## Instruction
Only the pictures are left out: repeat the rest of the entries exactly.

## Data provided

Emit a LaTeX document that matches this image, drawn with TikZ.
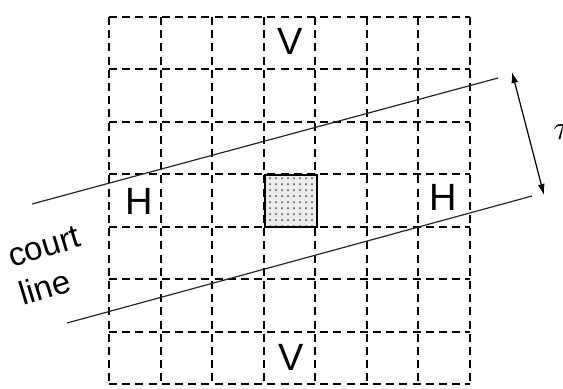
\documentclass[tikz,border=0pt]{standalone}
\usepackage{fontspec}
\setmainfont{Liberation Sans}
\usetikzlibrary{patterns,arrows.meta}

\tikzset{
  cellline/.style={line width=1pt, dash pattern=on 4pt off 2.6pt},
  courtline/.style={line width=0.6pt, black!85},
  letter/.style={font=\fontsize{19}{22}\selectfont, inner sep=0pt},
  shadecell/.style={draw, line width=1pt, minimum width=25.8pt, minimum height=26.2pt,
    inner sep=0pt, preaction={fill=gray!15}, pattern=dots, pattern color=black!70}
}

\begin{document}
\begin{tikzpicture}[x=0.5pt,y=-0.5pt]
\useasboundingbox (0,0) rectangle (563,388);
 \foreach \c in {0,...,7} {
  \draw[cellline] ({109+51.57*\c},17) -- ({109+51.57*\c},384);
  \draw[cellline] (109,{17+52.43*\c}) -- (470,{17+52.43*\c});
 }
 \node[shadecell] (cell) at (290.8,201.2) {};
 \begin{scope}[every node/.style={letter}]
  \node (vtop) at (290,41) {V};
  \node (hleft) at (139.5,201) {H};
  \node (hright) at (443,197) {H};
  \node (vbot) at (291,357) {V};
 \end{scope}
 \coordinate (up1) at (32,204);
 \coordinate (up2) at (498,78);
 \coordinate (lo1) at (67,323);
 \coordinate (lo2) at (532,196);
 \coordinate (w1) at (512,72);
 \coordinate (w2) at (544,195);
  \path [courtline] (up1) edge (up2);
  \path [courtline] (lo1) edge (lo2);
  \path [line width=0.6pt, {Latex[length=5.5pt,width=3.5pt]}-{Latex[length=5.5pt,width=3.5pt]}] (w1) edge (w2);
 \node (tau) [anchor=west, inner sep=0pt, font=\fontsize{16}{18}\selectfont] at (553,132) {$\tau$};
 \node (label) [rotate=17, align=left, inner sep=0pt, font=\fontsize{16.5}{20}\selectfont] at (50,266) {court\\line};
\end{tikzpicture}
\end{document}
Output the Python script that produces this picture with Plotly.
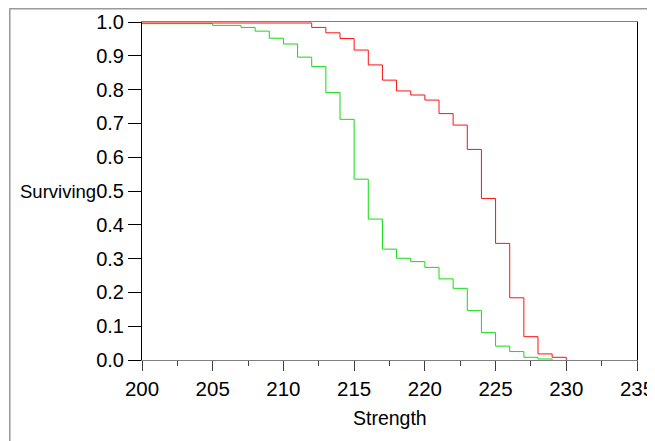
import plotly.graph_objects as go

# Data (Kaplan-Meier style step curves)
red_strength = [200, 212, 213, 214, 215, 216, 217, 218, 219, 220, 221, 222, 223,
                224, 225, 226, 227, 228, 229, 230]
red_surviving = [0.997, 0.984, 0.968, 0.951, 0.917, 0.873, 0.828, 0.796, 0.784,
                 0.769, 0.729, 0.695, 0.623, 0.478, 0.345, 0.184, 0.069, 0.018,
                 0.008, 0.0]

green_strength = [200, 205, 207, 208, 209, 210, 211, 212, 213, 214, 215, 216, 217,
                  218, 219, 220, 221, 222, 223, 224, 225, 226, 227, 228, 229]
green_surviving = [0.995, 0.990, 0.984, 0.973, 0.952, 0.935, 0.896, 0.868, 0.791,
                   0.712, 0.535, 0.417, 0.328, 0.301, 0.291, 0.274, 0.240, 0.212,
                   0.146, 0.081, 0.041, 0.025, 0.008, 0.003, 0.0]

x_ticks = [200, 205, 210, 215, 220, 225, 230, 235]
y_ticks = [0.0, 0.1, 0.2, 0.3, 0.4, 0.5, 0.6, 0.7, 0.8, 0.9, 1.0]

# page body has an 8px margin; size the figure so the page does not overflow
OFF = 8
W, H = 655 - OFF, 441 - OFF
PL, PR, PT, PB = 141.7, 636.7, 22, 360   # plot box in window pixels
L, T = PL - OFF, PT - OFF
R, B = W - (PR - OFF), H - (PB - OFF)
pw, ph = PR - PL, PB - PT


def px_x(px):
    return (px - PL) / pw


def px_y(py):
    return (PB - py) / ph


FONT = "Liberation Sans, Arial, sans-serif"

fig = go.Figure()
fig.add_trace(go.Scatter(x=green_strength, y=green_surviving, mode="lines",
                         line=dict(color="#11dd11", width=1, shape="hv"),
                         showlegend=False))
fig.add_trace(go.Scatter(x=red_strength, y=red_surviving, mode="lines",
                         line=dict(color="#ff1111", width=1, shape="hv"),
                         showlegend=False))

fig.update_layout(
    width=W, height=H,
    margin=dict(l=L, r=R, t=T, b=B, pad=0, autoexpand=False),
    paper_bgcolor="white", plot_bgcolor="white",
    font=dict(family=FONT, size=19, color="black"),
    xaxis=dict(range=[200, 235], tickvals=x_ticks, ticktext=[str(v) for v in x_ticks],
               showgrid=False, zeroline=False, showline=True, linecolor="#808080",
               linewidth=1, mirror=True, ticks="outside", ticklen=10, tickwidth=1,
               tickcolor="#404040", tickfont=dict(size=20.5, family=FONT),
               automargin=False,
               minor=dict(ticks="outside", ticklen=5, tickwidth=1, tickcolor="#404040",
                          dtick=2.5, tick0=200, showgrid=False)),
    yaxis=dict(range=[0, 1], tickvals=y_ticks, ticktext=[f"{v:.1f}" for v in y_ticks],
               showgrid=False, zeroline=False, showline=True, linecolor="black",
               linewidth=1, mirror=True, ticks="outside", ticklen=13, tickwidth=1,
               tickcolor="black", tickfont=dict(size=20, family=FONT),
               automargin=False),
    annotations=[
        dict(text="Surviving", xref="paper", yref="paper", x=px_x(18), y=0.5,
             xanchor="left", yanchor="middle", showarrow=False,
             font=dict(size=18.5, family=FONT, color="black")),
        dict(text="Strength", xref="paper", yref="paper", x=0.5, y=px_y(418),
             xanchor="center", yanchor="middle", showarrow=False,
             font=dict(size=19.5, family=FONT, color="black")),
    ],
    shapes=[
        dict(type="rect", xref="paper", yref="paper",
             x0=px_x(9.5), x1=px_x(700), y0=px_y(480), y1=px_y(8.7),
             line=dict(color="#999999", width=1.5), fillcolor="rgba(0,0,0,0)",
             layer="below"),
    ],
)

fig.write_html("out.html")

## Exercise response
Emit a LaTeX document that matches this image, drawn with TikZ.
\documentclass[tikz,border=0pt]{standalone}
\usepackage{fontspec}
\setmainfont{Liberation Sans}
\usetikzlibrary{patterns,arrows.meta}

\tikzset{
  cellline/.style={line width=1pt, dash pattern=on 4pt off 2.6pt},
  courtline/.style={line width=0.6pt, black!85},
  letter/.style={font=\fontsize{19}{22}\selectfont, inner sep=0pt},
  shadecell/.style={draw, line width=1pt, minimum width=25.8pt, minimum height=26.2pt,
    inner sep=0pt, preaction={fill=gray!15}, pattern=dots, pattern color=black!70}
}

\begin{document}
\begin{tikzpicture}[x=0.5pt,y=-0.5pt]
\useasboundingbox (0,0) rectangle (563,388);
 \foreach \c in {0,...,7} {
  \draw[cellline] ({109+51.57*\c},17) -- ({109+51.57*\c},384);
  \draw[cellline] (109,{17+52.43*\c}) -- (470,{17+52.43*\c});
 }
 \node[shadecell] (cell) at (290.8,201.2) {};
 \begin{scope}[every node/.style={letter}]
  \node (vtop) at (290,41) {V};
  \node (hleft) at (139.5,201) {H};
  \node (hright) at (443,197) {H};
  \node (vbot) at (291,357) {V};
 \end{scope}
 \coordinate (up1) at (32,204);
 \coordinate (up2) at (498,78);
 \coordinate (lo1) at (67,323);
 \coordinate (lo2) at (532,196);
 \coordinate (w1) at (512,72);
 \coordinate (w2) at (544,195);
  \path [courtline] (up1) edge (up2);
  \path [courtline] (lo1) edge (lo2);
  \path [line width=0.6pt, {Latex[length=5.5pt,width=3.5pt]}-{Latex[length=5.5pt,width=3.5pt]}] (w1) edge (w2);
 \node (tau) [anchor=west, inner sep=0pt, font=\fontsize{16}{18}\selectfont] at (553,132) {$\tau$};
 \node (label) [rotate=17, align=left, inner sep=0pt, font=\fontsize{16.5}{20}\selectfont] at (50,266) {court\\line};
\end{tikzpicture}
\end{document}
Output the Python script that produces this picture with Plotly.
import plotly.graph_objects as go

# Data (Kaplan-Meier style step curves)
red_strength = [200, 212, 213, 214, 215, 216, 217, 218, 219, 220, 221, 222, 223,
                224, 225, 226, 227, 228, 229, 230]
red_surviving = [0.997, 0.984, 0.968, 0.951, 0.917, 0.873, 0.828, 0.796, 0.784,
                 0.769, 0.729, 0.695, 0.623, 0.478, 0.345, 0.184, 0.069, 0.018,
                 0.008, 0.0]

green_strength = [200, 205, 207, 208, 209, 210, 211, 212, 213, 214, 215, 216, 217,
                  218, 219, 220, 221, 222, 223, 224, 225, 226, 227, 228, 229]
green_surviving = [0.995, 0.990, 0.984, 0.973, 0.952, 0.935, 0.896, 0.868, 0.791,
                   0.712, 0.535, 0.417, 0.328, 0.301, 0.291, 0.274, 0.240, 0.212,
                   0.146, 0.081, 0.041, 0.025, 0.008, 0.003, 0.0]

x_ticks = [200, 205, 210, 215, 220, 225, 230, 235]
y_ticks = [0.0, 0.1, 0.2, 0.3, 0.4, 0.5, 0.6, 0.7, 0.8, 0.9, 1.0]

# page body has an 8px margin; size the figure so the page does not overflow
OFF = 8
W, H = 655 - OFF, 441 - OFF
PL, PR, PT, PB = 141.7, 636.7, 22, 360   # plot box in window pixels
L, T = PL - OFF, PT - OFF
R, B = W - (PR - OFF), H - (PB - OFF)
pw, ph = PR - PL, PB - PT


def px_x(px):
    return (px - PL) / pw


def px_y(py):
    return (PB - py) / ph


FONT = "Liberation Sans, Arial, sans-serif"

fig = go.Figure()
fig.add_trace(go.Scatter(x=green_strength, y=green_surviving, mode="lines",
                         line=dict(color="#11dd11", width=1, shape="hv"),
                         showlegend=False))
fig.add_trace(go.Scatter(x=red_strength, y=red_surviving, mode="lines",
                         line=dict(color="#ff1111", width=1, shape="hv"),
                         showlegend=False))

fig.update_layout(
    width=W, height=H,
    margin=dict(l=L, r=R, t=T, b=B, pad=0, autoexpand=False),
    paper_bgcolor="white", plot_bgcolor="white",
    font=dict(family=FONT, size=19, color="black"),
    xaxis=dict(range=[200, 235], tickvals=x_ticks, ticktext=[str(v) for v in x_ticks],
               showgrid=False, zeroline=False, showline=True, linecolor="#808080",
               linewidth=1, mirror=True, ticks="outside", ticklen=10, tickwidth=1,
               tickcolor="#404040", tickfont=dict(size=20.5, family=FONT),
               automargin=False,
               minor=dict(ticks="outside", ticklen=5, tickwidth=1, tickcolor="#404040",
                          dtick=2.5, tick0=200, showgrid=False)),
    yaxis=dict(range=[0, 1], tickvals=y_ticks, ticktext=[f"{v:.1f}" for v in y_ticks],
               showgrid=False, zeroline=False, showline=True, linecolor="black",
               linewidth=1, mirror=True, ticks="outside", ticklen=13, tickwidth=1,
               tickcolor="black", tickfont=dict(size=20, family=FONT),
               automargin=False),
    annotations=[
        dict(text="Surviving", xref="paper", yref="paper", x=px_x(18), y=0.5,
             xanchor="left", yanchor="middle", showarrow=False,
             font=dict(size=18.5, family=FONT, color="black")),
        dict(text="Strength", xref="paper", yref="paper", x=0.5, y=px_y(418),
             xanchor="center", yanchor="middle", showarrow=False,
             font=dict(size=19.5, family=FONT, color="black")),
    ],
    shapes=[
        dict(type="rect", xref="paper", yref="paper",
             x0=px_x(9.5), x1=px_x(700), y0=px_y(480), y1=px_y(8.7),
             line=dict(color="#999999", width=1.5), fillcolor="rgba(0,0,0,0)",
             layer="below"),
    ],
)

fig.write_html("out.html")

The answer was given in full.